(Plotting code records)
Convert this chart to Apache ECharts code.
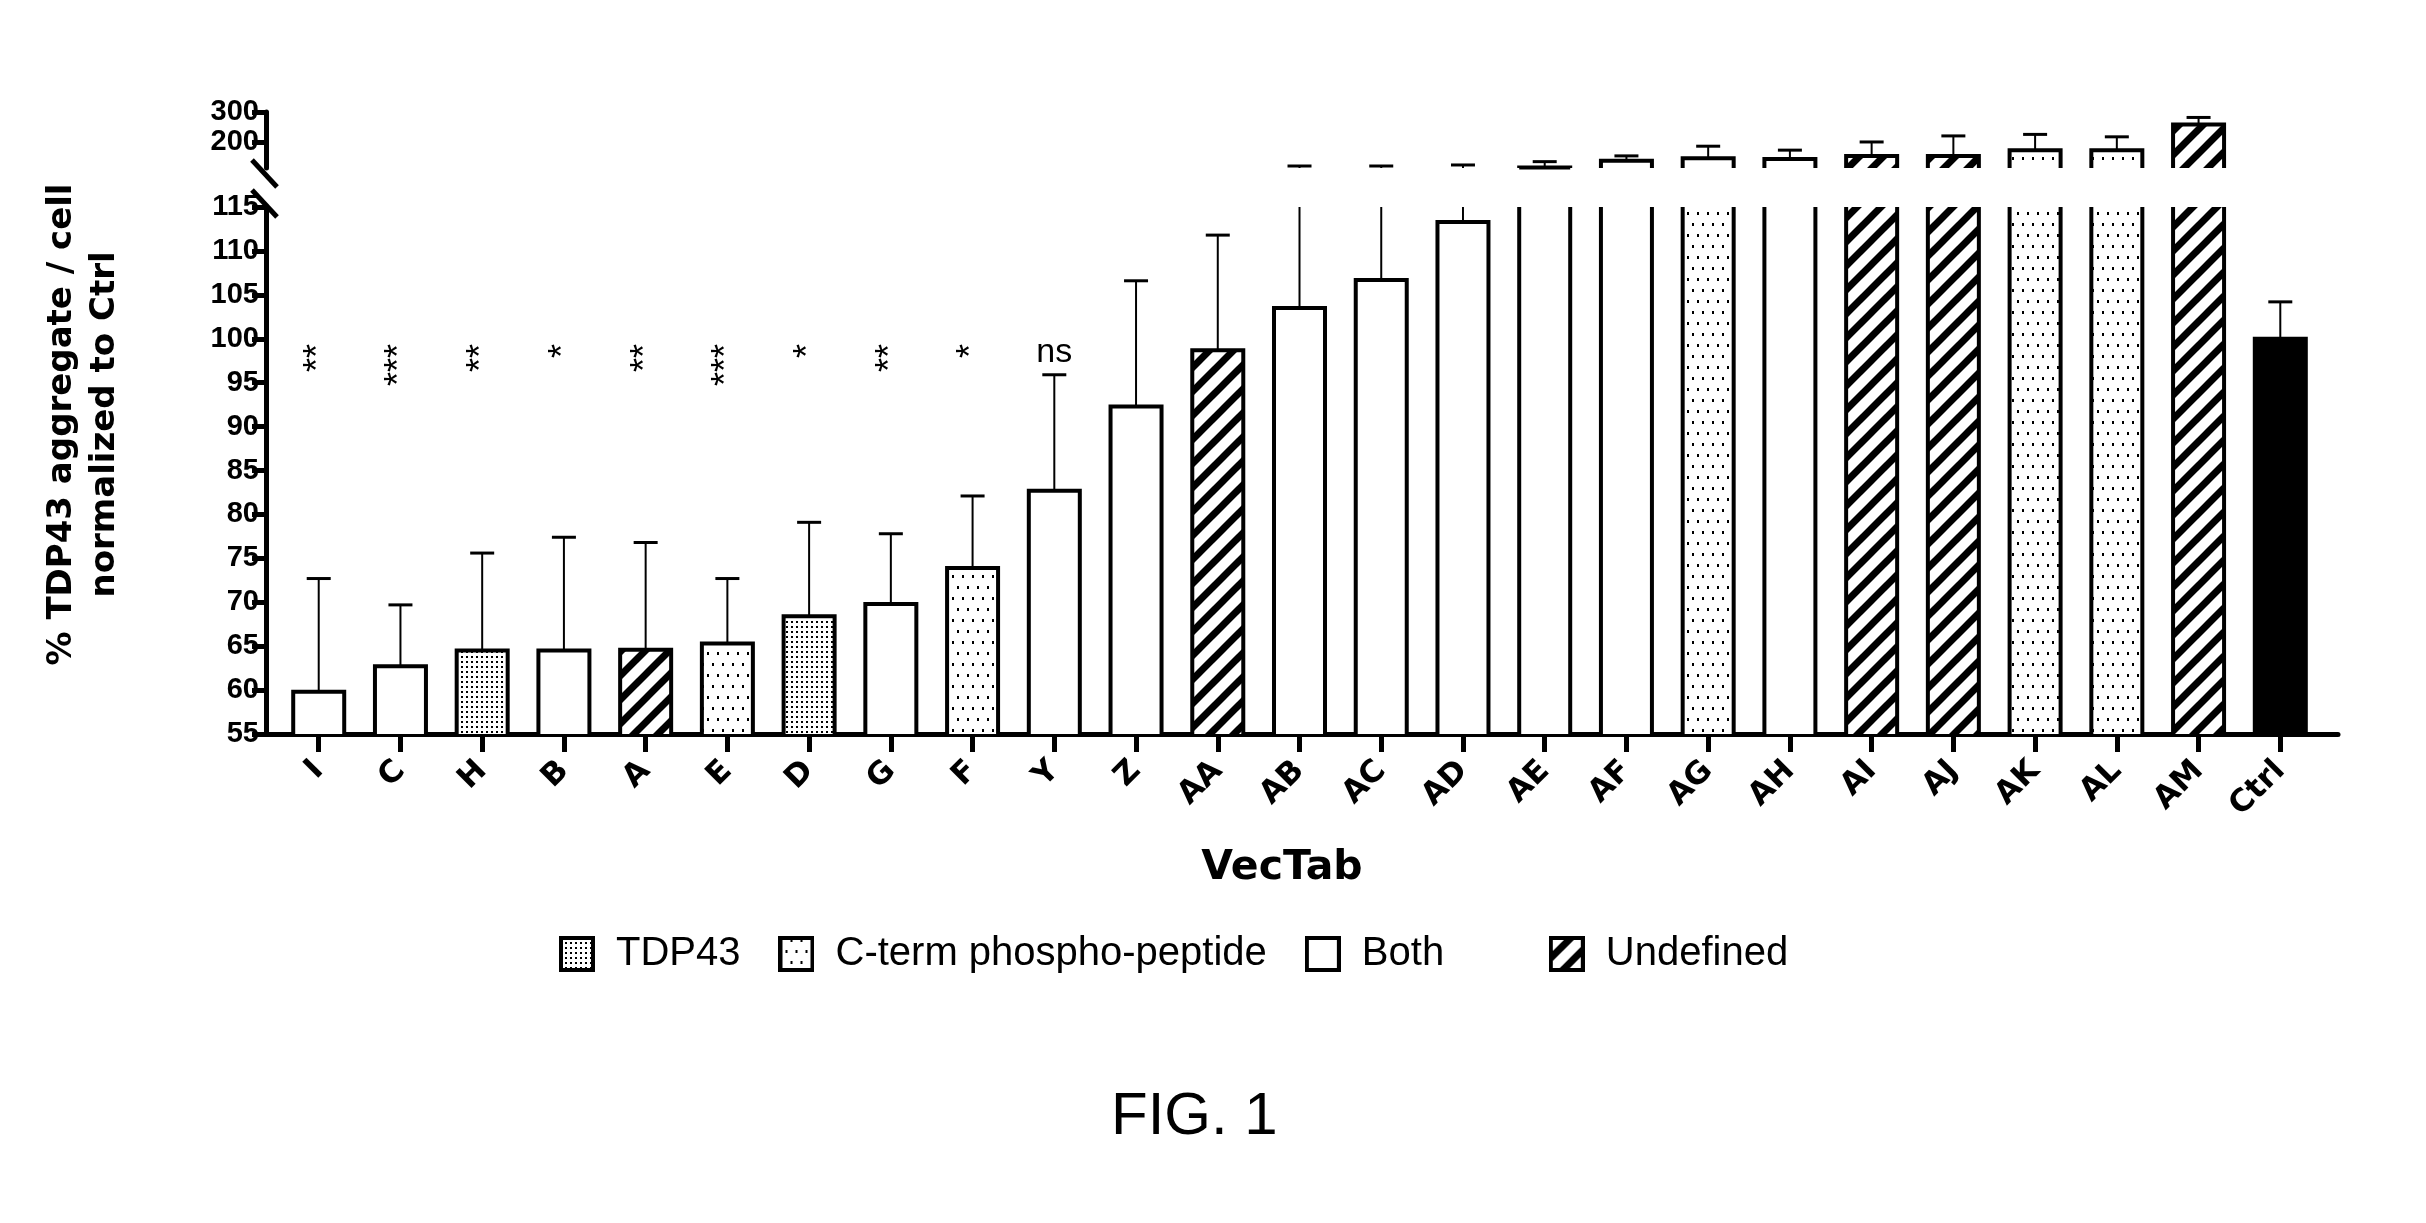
<!DOCTYPE html>
<html>
<head>
<meta charset="utf-8">
<title>FIG. 1</title>
<script src="https://cdn.jsdelivr.net/npm/echarts@6.0.0/dist/echarts.min.js"></script>
<style>
  html, body { margin: 0; padding: 0; background: #fff; }
  #main { width: 2426px; height: 1223px; }
</style>
</head>
<body>
<div id="main"></div>
<script>
// data
var categories = ['I', 'C', 'H', 'B', 'A', 'E', 'D', 'G', 'F', 'Y', 'Z', 'AA', 'AB', 'AC', 'AD',
  'AE', 'AF', 'AG', 'AH', 'AI', 'AJ', 'AK', 'AL', 'AM', 'Ctrl'];
var means = [59.8, 62.7, 64.5, 64.5, 64.6, 65.3, 68.4, 69.8, 73.9, 82.7, 92.3, 98.7, 103.5, 106.7, 113.3,
  117, 139, 147, 145, 154.5, 154.5, 174, 174, 259, 100];
var sds = [12.9, 7.0, 11.1, 12.9, 12.2, 7.4, 10.7, 8.0, 8.2, 13.2, 14.3, 13.1, 18.1, 14.9, 11.7,
  19, 16, 40, 29, 46.5, 66.5, 52, 44, 23, 4.2];
var groups = ['Both', 'Both', 'TDP43', 'Both', 'Undefined', 'C-term phospho-peptide', 'TDP43', 'Both',
  'C-term phospho-peptide', 'Both', 'Both', 'Undefined', 'Both', 'Both', 'Both', 'Both', 'Both',
  'C-term phospho-peptide', 'Both', 'Undefined', 'Undefined', 'C-term phospho-peptide',
  'C-term phospho-peptide', 'Undefined', 'Ctrl'];
var signif = ['**', '***', '**', '*', '**', '***', '*', '**', '*', 'ns'];
var legendNames = ['TDP43', 'C-term phospho-peptide', 'Both', 'Undefined'];
var groupNames = ['TDP43', 'C-term phospho-peptide', 'Both', 'Undefined', 'Ctrl'];
var lowerRange = [55, 115];
var upperRange = [115, 300];
var upperTicks = [200, 300];

var BAR_W = 51;
var X_MIN = -0.645, X_MAX = 24.706;

function makeTile(w, h, draw) {
  var c = document.createElement('canvas');
  c.width = w; c.height = h;
  var ctx = c.getContext('2d');
  ctx.fillStyle = '#fff';
  ctx.fillRect(0, 0, w, h);
  ctx.fillStyle = '#000';
  ctx.strokeStyle = '#000';
  draw(ctx, w, h);
  return c;
}

var tiles = {
  'TDP43': makeTile(5, 5, function (ctx) { ctx.fillRect(1, 1, 2, 2); }),
  'C-term phospho-peptide': makeTile(10, 22, function (ctx) {
    ctx.fillRect(2, 3, 2, 3);
    ctx.fillRect(7, 14, 2, 3);
  }),
  'Undefined': makeTile(24, 24, function (ctx, w, h) {
    ctx.lineWidth = 7;
    for (var k = -1; k <= 1; k++) {
      ctx.beginPath();
      ctx.moveTo(k * w - 3, h + 3);
      ctx.lineTo(k * w + w + 3, -3);
      ctx.stroke();
    }
  })
};

function fillOf(name) {
  if (name === 'Both') return '#fff';
  if (name === 'Ctrl') return '#000';
  return { type: 'pattern', image: tiles[name], repeat: 'repeat' };
}

function legendIcon(name) {
  var c = document.createElement('canvas');
  c.width = 36; c.height = 36;
  var ctx = c.getContext('2d');
  ctx.fillStyle = tiles[name] ? ctx.createPattern(tiles[name], 'repeat') : '#fff';
  ctx.fillRect(0, 0, 36, 36);
  ctx.lineWidth = 4;
  ctx.strokeStyle = '#000';
  ctx.strokeRect(2, 2, 32, 32);
  return 'image://' + c.toDataURL();
}

function ranges(gi) { return gi === 0 ? upperRange : lowerRange; }

function barRenderer(gi, name) {
  return function (params, api) {
    var r = ranges(gi);
    var i = api.value(0), v = api.value(1);
    if (v <= r[0]) return;
    var top = Math.min(v, r[1]);
    var pb = api.coord([i, r[0]]);
    var pt = api.coord([i, top]);
    var l = pb[0] - BAR_W / 2, rr = pb[0] + BAR_W / 2;
    var children = [{
      type: 'rect',
      shape: { x: l, y: pt[1], width: BAR_W, height: pb[1] - pt[1] },
      style: { fill: fillOf(name) }
    }];
    var edge = { stroke: '#000', lineWidth: 4, fill: null };
    if (v > r[1]) {
      children.push({ type: 'line', shape: { x1: l, y1: pb[1], x2: l, y2: pt[1] }, style: edge });
      children.push({ type: 'line', shape: { x1: rr, y1: pb[1], x2: rr, y2: pt[1] }, style: edge });
    } else {
      children.push({ type: 'polyline', shape: { points: [[l, pb[1]], [l, pt[1]], [rr, pt[1]], [rr, pb[1]]] }, style: edge });
    }
    return { type: 'group', children: children };
  };
}

function errRenderer(gi) {
  return function (params, api) {
    var r = ranges(gi);
    var i = api.value(0), m = api.value(1), t = api.value(2);
    var y0 = Math.max(m, r[0]), y1 = Math.min(t, r[1]);
    if (y1 <= y0) return;
    var p0 = api.coord([i, y0]), p1 = api.coord([i, y1]);
    var children = [{ type: 'line', shape: { x1: p0[0], y1: p0[1], x2: p1[0], y2: p1[1] }, style: { stroke: '#000', lineWidth: 2 } }];
    if (t <= r[1]) {
      children.push({ type: 'line', shape: { x1: p1[0] - 12, y1: p1[1], x2: p1[0] + 12, y2: p1[1] }, style: { stroke: '#000', lineWidth: 3 } });
    }
    return { type: 'group', children: children };
  };
}

function sigRenderer(params, api) {
  var i = api.value(0);
  var s = signif[i];
  if (s === 'ns') {
    var pn = api.coord([i, 98.4]);
    return { type: 'text', x: pn[0], y: pn[1], style: { text: s, font: '34px "Liberation Sans"', align: 'center', verticalAlign: 'middle', fill: '#000' } };
  }
  var p = api.coord([i, 99.4]);
  return { type: 'text', x: p[0], y: p[1], rotation: Math.PI / 2, style: { text: s, font: '36px "Liberation Sans"', align: 'right', verticalAlign: 'middle', fill: '#000' } };
}

var series = [];
[0, 1].forEach(function (gi) {
  groupNames.forEach(function (name) {
    var data = [];
    categories.forEach(function (c, i) { if (groups[i] === name) data.push([i, means[i]]); });
    series.push({
      type: 'custom', name: name, xAxisIndex: gi, yAxisIndex: gi,
      renderItem: barRenderer(gi, name), data: data, silent: true
    });
  });
  series.push({
    type: 'custom', name: 'err' + gi, xAxisIndex: gi, yAxisIndex: gi,
    renderItem: errRenderer(gi), silent: true,
    data: categories.map(function (c, i) { return [i, means[i], means[i] + sds[i]]; })
  });
});
series.push({
  type: 'custom', name: 'sig', xAxisIndex: 1, yAxisIndex: 1, renderItem: sigRenderer, silent: true,
  data: signif.map(function (s, i) { return [i, 100]; })
});

var idx = categories.map(function (c, i) { return i; });
var axisLineStyle = { color: '#000', width: 5 };
var tickFont = { fontFamily: '"Liberation Sans Narrow", "Liberation Sans", Arial', fontWeight: 'bold', fontSize: 29, color: '#000' };

var option = {
  animation: false,
  backgroundColor: '#fff',
  title: {
    text: 'FIG. 1', left: 1106, top: 1082,
    textStyle: { fontFamily: 'Liberation Sans', fontWeight: 'normal', fontSize: 60, color: '#000' }
  },
  legend: {
    left: 554, top: 929, itemWidth: 36, itemHeight: 36, itemGap: 38, selectedMode: false,
    data: legendNames.map(function (n) { return { name: n, icon: legendIcon(n) }; }),
    // extra room after "Both", as in the figure
    formatter: function (name) { return name === 'Both' ? 'Both      ' : name; },
    textStyle: { fontFamily: 'Liberation Sans', fontSize: 40, color: '#000', padding: [0, 0, 0, 16] }
  },
  grid: [
    { left: 266, right: 88, top: 112, height: 56, containLabel: false, outerBoundsMode: 'none' },
    { left: 266, right: 88, top: 207, height: 527, containLabel: false, outerBoundsMode: 'none' }
  ],
  xAxis: [
    { gridIndex: 0, type: 'value', min: X_MIN, max: X_MAX, show: false },
    {
      gridIndex: 1, type: 'value', min: X_MIN, max: X_MAX,
      axisLine: { show: true, onZero: false, lineStyle: axisLineStyle },
      axisTick: { show: true, customValues: idx, length: 18, lineStyle: axisLineStyle },
      axisLabel: {
        customValues: idx, rotate: 45, margin: 32,
        formatter: function (v) { return categories[Math.round(v)]; },
        fontFamily: 'DejaVu Sans', fontWeight: 'bold', fontSize: 31, color: '#000'
      },
      splitLine: { show: false },
      name: 'VecTab', nameLocation: 'middle', nameGap: 114,
      nameTextStyle: { fontFamily: 'DejaVu Sans', fontWeight: 'bold', fontSize: 41, color: '#000', padding: [0, 40, 0, 0] }
    }
  ],
  yAxis: [
    {
      gridIndex: 0, type: 'value', min: upperRange[0], max: upperRange[1],
      axisLine: { show: true, onZero: false, lineStyle: axisLineStyle },
      axisTick: { show: true, customValues: upperTicks, length: 14, lineStyle: axisLineStyle },
      axisLabel: Object.assign({ customValues: upperTicks, margin: 7 }, tickFont),
      splitLine: { show: false }
    },
    {
      gridIndex: 1, type: 'value', min: lowerRange[0], max: lowerRange[1], interval: 5,
      axisLine: { show: true, onZero: false, lineStyle: axisLineStyle },
      axisTick: { show: true, length: 14, lineStyle: axisLineStyle },
      axisLabel: Object.assign({ margin: 7 }, tickFont),
      splitLine: { show: false },
      name: '% TDP43 aggregate / cell\nnormalized to Ctrl',
      nameLocation: 'middle', nameRotate: 90, nameGap: 139,
      nameTextStyle: {
        fontFamily: 'DejaVu Sans', fontWeight: 'bold', fontSize: 34, lineHeight: 43,
        color: '#000', align: 'center', padding: [0, 0, 0, 92]
      }
    }
  ],
  graphic: [
    { type: 'line', shape: { x1: 252, y1: 160, x2: 277, y2: 187 }, style: { stroke: '#000', lineWidth: 5 } },
    { type: 'line', shape: { x1: 252, y1: 190, x2: 277, y2: 217 }, style: { stroke: '#000', lineWidth: 5 } }
  ],
  series: series
};

var chart = echarts.init(document.getElementById('main'));
chart.setOption(option);
</script>
</body>
</html>
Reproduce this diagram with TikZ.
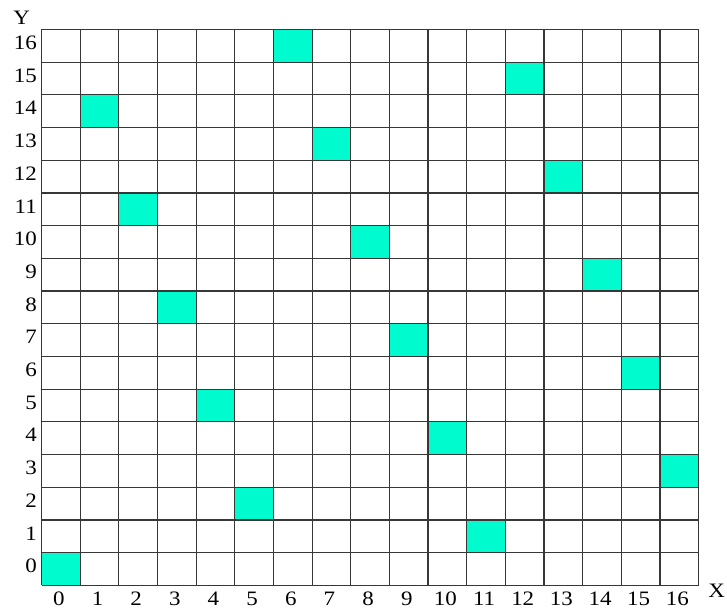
\documentclass[tikz,border=0pt]{standalone}
\usepackage{graphicx}
\usepackage{fontspec}
\setmainfont{Liberation Serif}
\definecolor{cellfill}{RGB}{0,252,206}
\definecolor{gridline}{RGB}{55,55,55}
\newcommand{\widetxt}[1]{\scalebox{1.12}[1]{#1}}
\begin{document}
\begin{tikzpicture}[x=1pt,y=1pt,
  lbl/.style={font=\fontsize{20.5}{22}\selectfont, inner sep=0pt},
  gridpen/.style={draw=gridline, line width=1.2pt},
  hit/.style={fill=cellfill}]
\useasboundingbox (0,0) rectangle (727,610);
\pgfmathsetmacro{\cw}{(698.7-41.5)/17}
\pgfmathsetmacro{\rh}{(580.5-24.7)/17}
\def\xo{41.5}
\def\yo{24.7}
% highlighted cells: row = -3*col mod 17
\foreach \c/\r in {0/0,1/14,2/11,3/8,4/5,5/2,6/16,7/13,8/10,9/7,10/4,11/1,12/15,13/12,14/9,15/6,16/3}{
  \fill[hit] ({\xo+\c*\cw},{\yo+\r*\rh}) rectangle ({\xo+(\c+1)*\cw},{\yo+(\r+1)*\rh});
}
% grid
\foreach \i in {0,...,17}{
  \draw[gridpen] ({\xo+\i*\cw},\yo) -- ({\xo+\i*\cw},{\yo+17*\rh});
  \draw[gridpen] (\xo,{\yo+\i*\rh}) -- ({\xo+17*\cw},{\yo+\i*\rh});
}
% axis labels
\foreach \i in {0,...,16}{
  \node[lbl] (xl\i) at ({\xo+(\i+0.5)*\cw-2},11) {\widetxt{\i}};
  \node[lbl, anchor=east] (yl\i) at (37,{\yo+(\i+0.5)*\rh+3}) {\widetxt{\i}};
}
\node[lbl] (ylab) at (21.7,592) {\widetxt{Y}};
\node[lbl] (xlab) at (716.7,19.5) {\widetxt{X}};
\end{tikzpicture}
\end{document}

What to do | Tally how many lines of the data include the word "this". Write the number and nothing else.

The response | 2